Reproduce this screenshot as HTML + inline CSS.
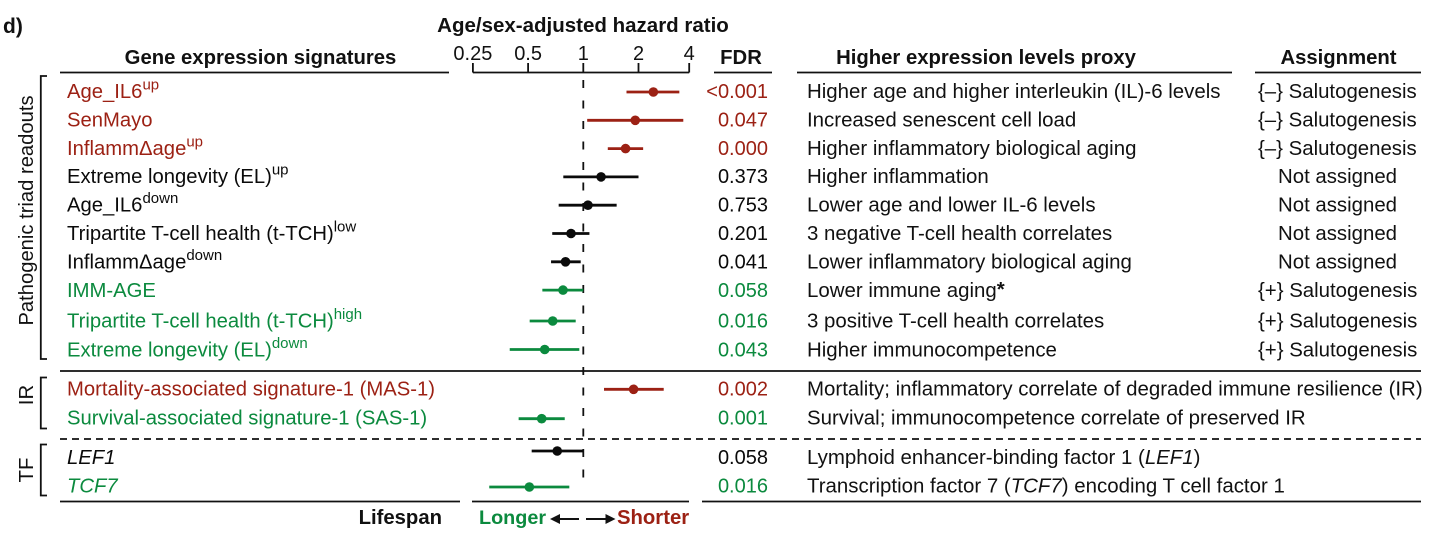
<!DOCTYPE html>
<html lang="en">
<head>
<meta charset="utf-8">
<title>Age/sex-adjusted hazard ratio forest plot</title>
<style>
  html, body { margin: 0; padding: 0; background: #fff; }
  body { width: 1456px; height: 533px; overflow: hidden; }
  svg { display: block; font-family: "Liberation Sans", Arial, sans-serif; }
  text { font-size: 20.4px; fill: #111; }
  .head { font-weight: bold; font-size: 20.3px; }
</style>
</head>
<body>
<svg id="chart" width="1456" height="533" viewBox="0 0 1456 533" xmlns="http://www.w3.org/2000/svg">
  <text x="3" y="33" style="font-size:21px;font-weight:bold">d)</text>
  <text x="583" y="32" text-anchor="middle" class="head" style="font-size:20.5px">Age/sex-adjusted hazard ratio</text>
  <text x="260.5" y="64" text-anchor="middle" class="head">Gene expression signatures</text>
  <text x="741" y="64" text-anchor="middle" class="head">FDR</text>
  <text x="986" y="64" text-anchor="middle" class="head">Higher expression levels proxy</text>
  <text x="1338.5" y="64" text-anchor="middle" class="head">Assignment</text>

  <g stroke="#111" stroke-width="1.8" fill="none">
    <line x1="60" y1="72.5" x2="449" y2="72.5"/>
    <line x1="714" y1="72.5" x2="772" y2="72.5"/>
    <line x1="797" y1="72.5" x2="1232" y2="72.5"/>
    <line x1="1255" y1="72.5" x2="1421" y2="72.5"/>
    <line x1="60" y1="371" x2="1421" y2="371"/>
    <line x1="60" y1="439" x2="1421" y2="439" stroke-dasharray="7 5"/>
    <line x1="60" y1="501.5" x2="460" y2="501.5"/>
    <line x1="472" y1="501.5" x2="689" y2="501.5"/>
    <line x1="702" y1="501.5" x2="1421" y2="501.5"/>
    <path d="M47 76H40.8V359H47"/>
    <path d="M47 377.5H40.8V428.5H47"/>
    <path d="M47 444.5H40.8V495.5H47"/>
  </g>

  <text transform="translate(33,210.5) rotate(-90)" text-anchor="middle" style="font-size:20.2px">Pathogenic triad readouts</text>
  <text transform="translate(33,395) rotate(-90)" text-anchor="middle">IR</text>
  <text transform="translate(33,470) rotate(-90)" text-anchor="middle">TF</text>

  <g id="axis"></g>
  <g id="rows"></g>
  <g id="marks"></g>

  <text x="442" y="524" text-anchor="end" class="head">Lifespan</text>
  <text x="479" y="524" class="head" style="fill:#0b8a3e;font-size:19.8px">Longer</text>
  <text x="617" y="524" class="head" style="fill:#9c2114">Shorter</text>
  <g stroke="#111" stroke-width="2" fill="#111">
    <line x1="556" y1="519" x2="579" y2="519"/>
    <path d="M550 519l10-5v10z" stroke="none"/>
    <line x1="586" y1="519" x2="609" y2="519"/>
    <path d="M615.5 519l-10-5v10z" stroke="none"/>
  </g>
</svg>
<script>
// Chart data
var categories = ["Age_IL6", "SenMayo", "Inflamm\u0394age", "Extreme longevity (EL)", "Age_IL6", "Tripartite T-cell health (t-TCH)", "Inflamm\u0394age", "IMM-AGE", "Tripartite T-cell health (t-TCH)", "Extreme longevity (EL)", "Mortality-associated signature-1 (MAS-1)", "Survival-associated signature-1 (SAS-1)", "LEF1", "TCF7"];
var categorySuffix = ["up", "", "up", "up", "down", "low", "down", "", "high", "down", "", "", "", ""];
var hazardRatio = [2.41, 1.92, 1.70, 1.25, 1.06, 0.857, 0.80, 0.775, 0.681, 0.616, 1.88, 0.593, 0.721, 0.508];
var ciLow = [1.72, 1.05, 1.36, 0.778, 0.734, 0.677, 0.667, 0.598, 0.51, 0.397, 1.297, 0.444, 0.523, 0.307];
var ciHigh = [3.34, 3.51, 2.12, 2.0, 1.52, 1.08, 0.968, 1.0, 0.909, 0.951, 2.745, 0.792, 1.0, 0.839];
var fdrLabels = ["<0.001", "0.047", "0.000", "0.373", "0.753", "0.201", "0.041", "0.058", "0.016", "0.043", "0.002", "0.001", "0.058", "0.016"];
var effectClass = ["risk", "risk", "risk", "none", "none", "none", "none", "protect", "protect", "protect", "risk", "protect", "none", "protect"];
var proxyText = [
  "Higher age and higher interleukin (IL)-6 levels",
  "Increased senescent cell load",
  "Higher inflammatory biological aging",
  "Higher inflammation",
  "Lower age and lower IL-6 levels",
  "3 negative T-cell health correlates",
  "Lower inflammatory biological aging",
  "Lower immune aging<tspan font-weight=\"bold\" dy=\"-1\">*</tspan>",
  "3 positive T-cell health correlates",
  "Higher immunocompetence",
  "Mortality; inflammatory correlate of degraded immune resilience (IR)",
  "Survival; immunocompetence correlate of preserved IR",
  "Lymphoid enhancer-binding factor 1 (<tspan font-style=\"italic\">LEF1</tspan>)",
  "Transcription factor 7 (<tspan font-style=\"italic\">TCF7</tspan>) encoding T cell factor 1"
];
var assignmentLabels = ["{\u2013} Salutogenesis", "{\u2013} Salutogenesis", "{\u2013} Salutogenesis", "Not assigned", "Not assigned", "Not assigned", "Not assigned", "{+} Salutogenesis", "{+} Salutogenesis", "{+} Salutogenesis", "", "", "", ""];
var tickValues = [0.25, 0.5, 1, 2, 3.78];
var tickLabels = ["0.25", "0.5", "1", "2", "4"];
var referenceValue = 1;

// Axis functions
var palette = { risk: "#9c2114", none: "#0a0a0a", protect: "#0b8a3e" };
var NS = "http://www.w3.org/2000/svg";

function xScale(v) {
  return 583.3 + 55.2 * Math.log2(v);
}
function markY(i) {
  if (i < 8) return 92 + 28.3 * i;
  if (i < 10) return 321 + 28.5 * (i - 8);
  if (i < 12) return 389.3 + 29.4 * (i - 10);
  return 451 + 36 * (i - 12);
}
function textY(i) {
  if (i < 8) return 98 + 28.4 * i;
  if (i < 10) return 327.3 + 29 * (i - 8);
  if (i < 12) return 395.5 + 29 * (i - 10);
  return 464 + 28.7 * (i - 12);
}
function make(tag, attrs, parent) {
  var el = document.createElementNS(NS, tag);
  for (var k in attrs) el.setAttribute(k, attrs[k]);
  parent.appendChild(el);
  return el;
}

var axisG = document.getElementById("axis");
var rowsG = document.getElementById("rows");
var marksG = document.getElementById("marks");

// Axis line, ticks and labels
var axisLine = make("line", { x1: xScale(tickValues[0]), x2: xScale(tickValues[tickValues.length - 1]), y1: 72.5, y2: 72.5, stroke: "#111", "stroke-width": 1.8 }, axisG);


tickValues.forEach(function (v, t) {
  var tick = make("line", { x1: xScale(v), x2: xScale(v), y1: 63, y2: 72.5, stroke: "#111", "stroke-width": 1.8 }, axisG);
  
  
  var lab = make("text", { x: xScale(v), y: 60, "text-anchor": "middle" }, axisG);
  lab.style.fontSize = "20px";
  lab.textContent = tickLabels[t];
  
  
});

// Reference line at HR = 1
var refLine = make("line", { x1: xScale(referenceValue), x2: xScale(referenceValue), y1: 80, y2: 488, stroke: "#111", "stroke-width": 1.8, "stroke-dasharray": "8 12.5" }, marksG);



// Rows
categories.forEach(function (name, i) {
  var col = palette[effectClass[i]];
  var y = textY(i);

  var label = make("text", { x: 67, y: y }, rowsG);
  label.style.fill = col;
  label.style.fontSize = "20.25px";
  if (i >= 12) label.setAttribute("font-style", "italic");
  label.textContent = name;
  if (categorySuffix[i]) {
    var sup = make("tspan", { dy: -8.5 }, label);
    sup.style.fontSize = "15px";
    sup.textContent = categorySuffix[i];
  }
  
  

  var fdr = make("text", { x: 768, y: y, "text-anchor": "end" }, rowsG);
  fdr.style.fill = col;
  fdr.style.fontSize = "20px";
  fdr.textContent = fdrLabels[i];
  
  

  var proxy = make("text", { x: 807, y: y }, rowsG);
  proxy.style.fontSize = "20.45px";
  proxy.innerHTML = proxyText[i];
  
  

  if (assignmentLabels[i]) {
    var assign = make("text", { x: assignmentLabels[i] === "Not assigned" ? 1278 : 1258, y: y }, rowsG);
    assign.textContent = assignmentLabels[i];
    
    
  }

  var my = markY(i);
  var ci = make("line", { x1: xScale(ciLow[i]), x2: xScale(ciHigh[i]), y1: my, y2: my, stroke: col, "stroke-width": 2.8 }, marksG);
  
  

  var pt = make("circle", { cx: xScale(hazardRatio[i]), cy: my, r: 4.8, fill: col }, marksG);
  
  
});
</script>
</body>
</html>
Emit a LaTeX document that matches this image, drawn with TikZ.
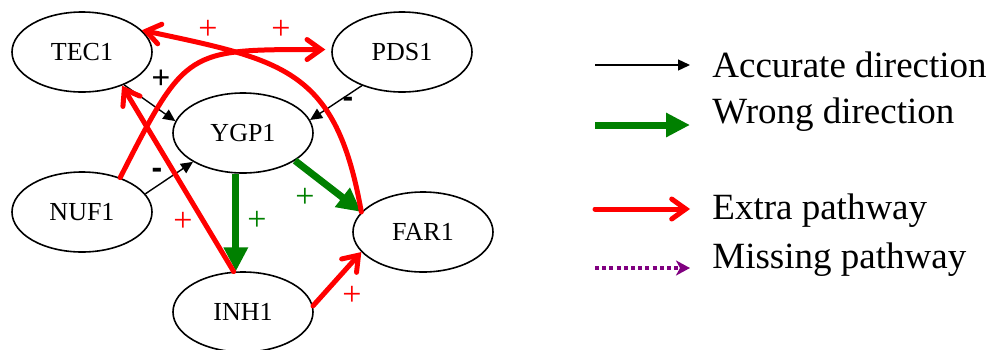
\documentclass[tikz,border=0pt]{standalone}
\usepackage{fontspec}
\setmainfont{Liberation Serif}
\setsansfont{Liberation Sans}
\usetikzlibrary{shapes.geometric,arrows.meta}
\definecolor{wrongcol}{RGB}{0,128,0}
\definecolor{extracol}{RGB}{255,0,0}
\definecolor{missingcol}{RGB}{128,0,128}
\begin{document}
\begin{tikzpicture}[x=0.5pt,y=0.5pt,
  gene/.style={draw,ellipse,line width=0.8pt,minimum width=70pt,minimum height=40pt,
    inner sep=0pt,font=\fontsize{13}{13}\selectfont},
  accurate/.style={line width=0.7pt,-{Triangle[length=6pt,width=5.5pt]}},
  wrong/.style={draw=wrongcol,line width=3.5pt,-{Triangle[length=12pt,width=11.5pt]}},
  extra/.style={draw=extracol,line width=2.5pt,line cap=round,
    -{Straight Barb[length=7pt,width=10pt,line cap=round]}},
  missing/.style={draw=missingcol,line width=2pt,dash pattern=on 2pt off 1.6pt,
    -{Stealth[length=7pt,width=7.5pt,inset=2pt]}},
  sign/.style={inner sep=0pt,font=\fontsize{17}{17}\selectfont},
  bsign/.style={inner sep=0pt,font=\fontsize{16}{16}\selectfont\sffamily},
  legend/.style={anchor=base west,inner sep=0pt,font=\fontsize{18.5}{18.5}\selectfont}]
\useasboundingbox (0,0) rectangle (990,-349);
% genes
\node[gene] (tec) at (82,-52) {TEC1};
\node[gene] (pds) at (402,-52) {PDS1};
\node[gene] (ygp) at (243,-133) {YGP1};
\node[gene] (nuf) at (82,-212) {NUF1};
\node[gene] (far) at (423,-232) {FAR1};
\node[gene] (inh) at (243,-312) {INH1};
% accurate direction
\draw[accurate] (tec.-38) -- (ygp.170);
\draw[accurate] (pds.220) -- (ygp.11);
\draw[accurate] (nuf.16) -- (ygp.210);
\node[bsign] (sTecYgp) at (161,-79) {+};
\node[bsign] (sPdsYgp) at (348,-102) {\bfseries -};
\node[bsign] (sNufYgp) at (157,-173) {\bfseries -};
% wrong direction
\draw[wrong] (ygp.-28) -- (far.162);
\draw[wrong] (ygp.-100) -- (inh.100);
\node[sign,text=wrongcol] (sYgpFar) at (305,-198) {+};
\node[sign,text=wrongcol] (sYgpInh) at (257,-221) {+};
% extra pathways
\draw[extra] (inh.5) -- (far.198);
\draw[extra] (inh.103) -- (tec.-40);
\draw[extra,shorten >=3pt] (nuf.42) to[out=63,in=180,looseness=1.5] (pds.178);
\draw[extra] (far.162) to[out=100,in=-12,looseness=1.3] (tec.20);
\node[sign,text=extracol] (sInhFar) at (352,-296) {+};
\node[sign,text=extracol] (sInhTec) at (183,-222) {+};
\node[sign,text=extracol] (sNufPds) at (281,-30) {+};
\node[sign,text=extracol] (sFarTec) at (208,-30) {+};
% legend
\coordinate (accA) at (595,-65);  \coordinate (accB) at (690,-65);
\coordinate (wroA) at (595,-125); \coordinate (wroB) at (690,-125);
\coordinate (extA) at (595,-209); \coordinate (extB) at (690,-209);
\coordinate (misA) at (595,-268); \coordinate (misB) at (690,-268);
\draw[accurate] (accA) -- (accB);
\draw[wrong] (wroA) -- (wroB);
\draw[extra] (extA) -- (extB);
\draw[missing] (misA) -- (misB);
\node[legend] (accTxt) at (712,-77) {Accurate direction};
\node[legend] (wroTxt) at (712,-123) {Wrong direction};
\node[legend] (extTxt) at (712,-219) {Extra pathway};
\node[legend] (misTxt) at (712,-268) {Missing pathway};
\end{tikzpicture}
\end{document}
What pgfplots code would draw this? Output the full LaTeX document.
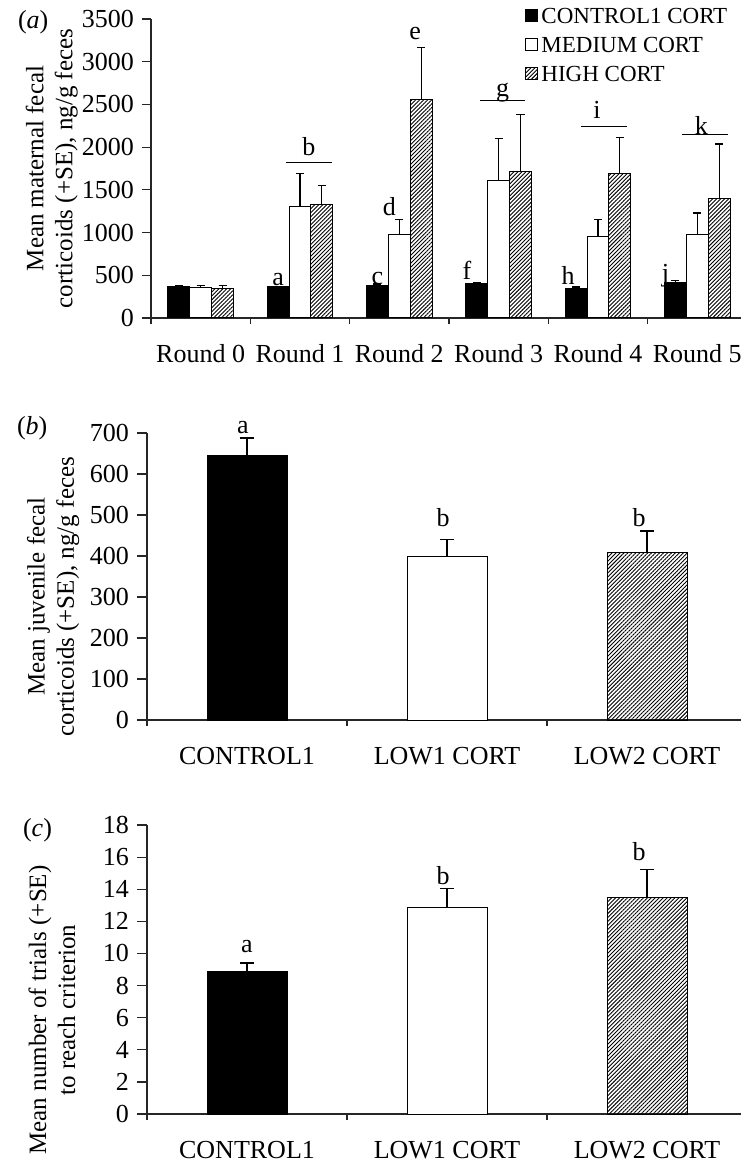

= = = = = = =

Task description> Check each line of the records for the string "LaTeX" and state how many lines contain it. Give only the number.

Full answer> 2